Should I get the knife engraved?

Engraving is a beautiful touch on stainless gyuto, santoku, and petty knives — most Kappabashi shops including Kama-Asa and Tsubaya offer same-day to 3-day engraving for ¥2,000–5,000. Avoid engraving on traditional carbon-steel single-bevel knives (yanagiba, deba, usuba) where the maker's signature is itself part of the artwork. Keep engraving short: a name, initials, or a short kanji phrase reads best.

Can I ship a Japanese knife internationally as a gift?

Yes, but check the destination country's import rules. Japan Post and major carriers ship knives worldwide, and shops like Kama-Asa, Kiwami, and Sakai Takayuki have dedicated international shipping desks with English support. Some EU countries require you to declare the contents accurately; the UK, US, Canada, Australia, France, and Germany all permit personal-use knife imports without special permits. Avoid shipping to addresses that route through countries with strict blade laws (e.g., parts of Asia and the Middle East).

What's the safest gift choice for someone whose skills I don't know?

A stainless 170mm santoku in the ¥10,000–20,000 range — Tojiro DP, MAC HB-85, or Misono Molybdenum. Santoku is forgiving for beginners but sharp enough to delight serious cooks. Stainless steel removes the rust-care burden that scares casual users away from carbon steel.

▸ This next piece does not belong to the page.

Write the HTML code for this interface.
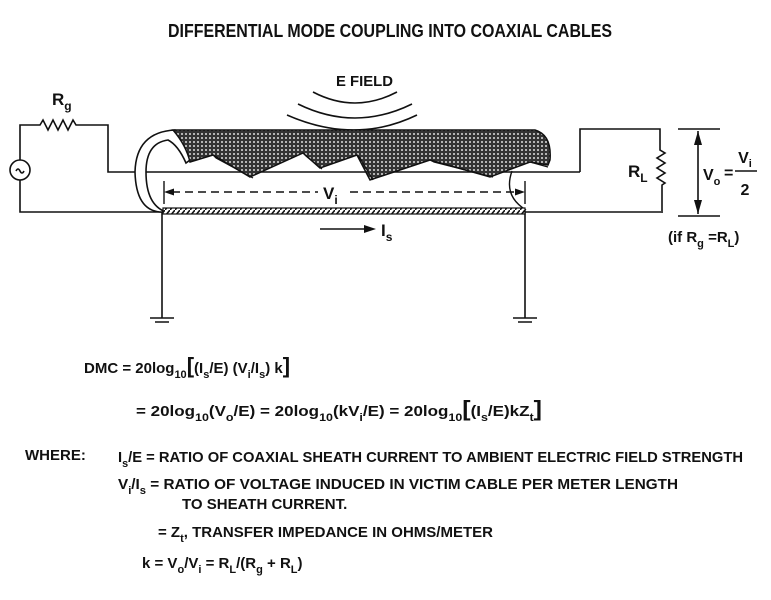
<!DOCTYPE html>
<html><head><style>
body{margin:0;background:#fff;}
svg{display:block}
text{font-family:"Liberation Sans",sans-serif;font-weight:bold;fill:#111;}
</style></head><body>
<svg width="771" height="600" viewBox="0 0 771 600" xmlns="http://www.w3.org/2000/svg">
<defs>
<pattern id="mesh" width="4" height="4" patternUnits="userSpaceOnUse">
<rect width="4" height="4" fill="#333"/><circle cx="2" cy="2" r="1" fill="#ddd"/>
</pattern>
<pattern id="hatch" width="5" height="6" patternUnits="userSpaceOnUse">
<rect width="5" height="6" fill="#fff"/><line x1="0" y1="6" x2="5" y2="0" stroke="#111" stroke-width="1.6"/>
</pattern>
</defs>
<text x="168" y="37" font-size="18" textLength="444" lengthAdjust="spacingAndGlyphs">DIFFERENTIAL MODE COUPLING INTO COAXIAL CABLES</text>
<g fill="none" stroke="#111" stroke-width="1.6">
<circle cx="20" cy="170" r="10"/>
<path d="M16 171 q2 -4 4 0 q2 4 4 0"/>
<path d="M20 160 V125 H40 l3 -5 l5 10 l5 -10 l5 10 l5 -10 l5 10 l5 -10 l3 5 H108 V172 H580"/>
<path d="M20 180 V212 H661"/>
<path d="M580 172 V129 H660 V150 l5 3 l-8 5 l8 5 l-8 5 l8 5 l-8 5 l8 5 l-3 2 V213"/>
<path d="M678 129 H720 M678 216 H720 M698 131 V214"/>
<path d="M313 92 q42 22 84 0 M298 104 q57 28 114 0 M287 115 q68 30 130 0"/>
<path d="M162 212 V318 M525 212 V318 M150 318 H174 M155 322 H169 M513 318 H537 M518 322 H532"/>
</g>
<path d="M698 131 l-4 14 h8 Z M698 214 l-4 -14 h8 Z" fill="#111"/>
<path d="M175 130 Q136 132 135 172 Q136 210 160 212 L166 212 Q146 205 146 172 Q146 143 168 140 Q178 145 186 163 L190 160 Q185 140 175 130 Z" fill="#fff" stroke="#111" stroke-width="1.6"/>
<path d="M173 130 L535 130 Q552 135 550 160 L548 165 L530 162 L490 177 L430 160 L370 180 L357 155 L320 168 L303 153 L250 177 L213 155 L190 162 Q186 145 173 130 Z" fill="url(#mesh)" stroke="#111" stroke-width="1.5"/>
<path d="M213 155 L216 158 L253 178 M303 153 L306 156 L322 169 M357 155 L360 158 L373 180 M430 160 L434 162 L493 177 M530 162 L548 167" fill="none" stroke="#111" stroke-width="1.2"/>
<path d="M512 171 Q503 196 526 210" fill="none" stroke="#111" stroke-width="1.4"/>
<rect x="163" y="208" width="362" height="6" fill="url(#hatch)" stroke="#111" stroke-width="1.2"/>
<line x1="172" y1="192" x2="318" y2="192" stroke="#111" stroke-width="1.4" stroke-dasharray="8 5"/>
<line x1="350" y1="192" x2="516" y2="192" stroke="#111" stroke-width="1.4" stroke-dasharray="8 5"/>
<path d="M164 192 l10 -3.5 v7 Z M525 192 l-10 -3.5 v7 Z" fill="#111"/>
<line x1="164" y1="181" x2="164" y2="204" stroke="#111" stroke-width="1.4"/>
<line x1="525" y1="181" x2="525" y2="204" stroke="#111" stroke-width="1.4"/>
<text x="323" y="199" font-size="17">V<tspan font-size="12" dy="5">i</tspan></text>
<line x1="320" y1="229" x2="365" y2="229" stroke="#111" stroke-width="1.6"/>
<path d="M376 229 l-12 -4 v8 Z" fill="#111"/>
<text x="381" y="236" font-size="17">I<tspan font-size="12" dy="5">s</tspan></text>
<text x="336" y="86" font-size="15" textLength="57" lengthAdjust="spacingAndGlyphs">E  FIELD</text>
<text x="52" y="105" font-size="17">R<tspan font-size="12" dy="5">g</tspan></text>
<text x="628" y="177" font-size="17">R<tspan font-size="12" dy="5">L</tspan></text>
<text x="703" y="180" font-size="16">V<tspan font-size="11" dy="5">o</tspan></text>
<text x="724" y="178" font-size="16">=</text>
<text x="745" y="163" font-size="16" text-anchor="middle">V<tspan font-size="11" dy="4">i</tspan></text>
<line x1="735" y1="171" x2="757" y2="171" stroke="#111" stroke-width="1.5"/>
<text x="745" y="195" font-size="16" text-anchor="middle">2</text>
<text x="668" y="242" font-size="15">(if R<tspan font-size="11" dy="5">g</tspan><tspan dy="-5"> =R</tspan><tspan font-size="11" dy="5">L</tspan><tspan dy="-5">)</tspan></text>
<g font-size="15">
<text x="84" y="373">DMC = 20log<tspan font-size="11" dy="5">10</tspan><tspan dy="-5" font-size="22">[</tspan><tspan>(I</tspan><tspan font-size="11" dy="5">s</tspan><tspan dy="-5">/E) (V</tspan><tspan font-size="11" dy="5">i</tspan><tspan dy="-5">/I</tspan><tspan font-size="11" dy="5">s</tspan><tspan dy="-5">) k</tspan><tspan font-size="22">]</tspan></text>
<text x="136" y="416" textLength="406" lengthAdjust="spacingAndGlyphs">= 20log<tspan font-size="11" dy="5">10</tspan><tspan dy="-5">(V</tspan><tspan font-size="11" dy="5">o</tspan><tspan dy="-5">/E) = 20log</tspan><tspan font-size="11" dy="5">10</tspan><tspan dy="-5">(kV</tspan><tspan font-size="11" dy="5">i</tspan><tspan dy="-5">/E) = 20log</tspan><tspan font-size="11" dy="5">10</tspan><tspan dy="-5" font-size="22">[</tspan><tspan>(I</tspan><tspan font-size="11" dy="5">s</tspan><tspan dy="-5">/E)kZ</tspan><tspan font-size="11" dy="5">t</tspan><tspan dy="-5" font-size="22">]</tspan></text>
<text x="25" y="460">WHERE:</text>
<text x="118" y="462" textLength="625" lengthAdjust="spacingAndGlyphs">I<tspan font-size="11" dy="5">s</tspan><tspan dy="-5">/E = RATIO OF COAXIAL SHEATH CURRENT TO AMBIENT ELECTRIC FIELD STRENGTH</tspan></text>
<text x="118" y="489" textLength="560" lengthAdjust="spacingAndGlyphs">V<tspan font-size="11" dy="5">i</tspan><tspan dy="-5">/I</tspan><tspan font-size="11" dy="5">s</tspan><tspan dy="-5"> = RATIO OF VOLTAGE INDUCED IN VICTIM CABLE PER METER LENGTH</tspan></text>
<text x="182" y="509">TO SHEATH CURRENT.</text>
<text x="158" y="537">= Z<tspan font-size="11" dy="5">t</tspan><tspan dy="-5">, TRANSFER IMPEDANCE IN OHMS/METER</tspan></text>
<text x="142" y="568">k = V<tspan font-size="11" dy="5">o</tspan><tspan dy="-5">/V</tspan><tspan font-size="11" dy="5">i</tspan><tspan dy="-5"> = R</tspan><tspan font-size="11" dy="5">L</tspan><tspan dy="-5">/(R</tspan><tspan font-size="11" dy="5">g</tspan><tspan dy="-5"> + R</tspan><tspan font-size="11" dy="5">L</tspan><tspan dy="-5">)</tspan></text>
</g>
</svg>
</body></html>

Pair it with a starter sharpening stone and you've covered both the gift and the long-term maintenance.

Is it OK to gift a single-bevel knife to a non-Japanese cook?

Only if you know they sharpen and cook fish frequently. Single-bevel yanagiba and deba require specialized sharpening (the urasuki hollow back must be maintained) and are unforgiving in untrained hands. For Western cooks who admire the aesthetic but don't cook traditional Japanese cuisine, a double-bevel kiritsuke-gyuto or sujihiki captures the look while remaining usable.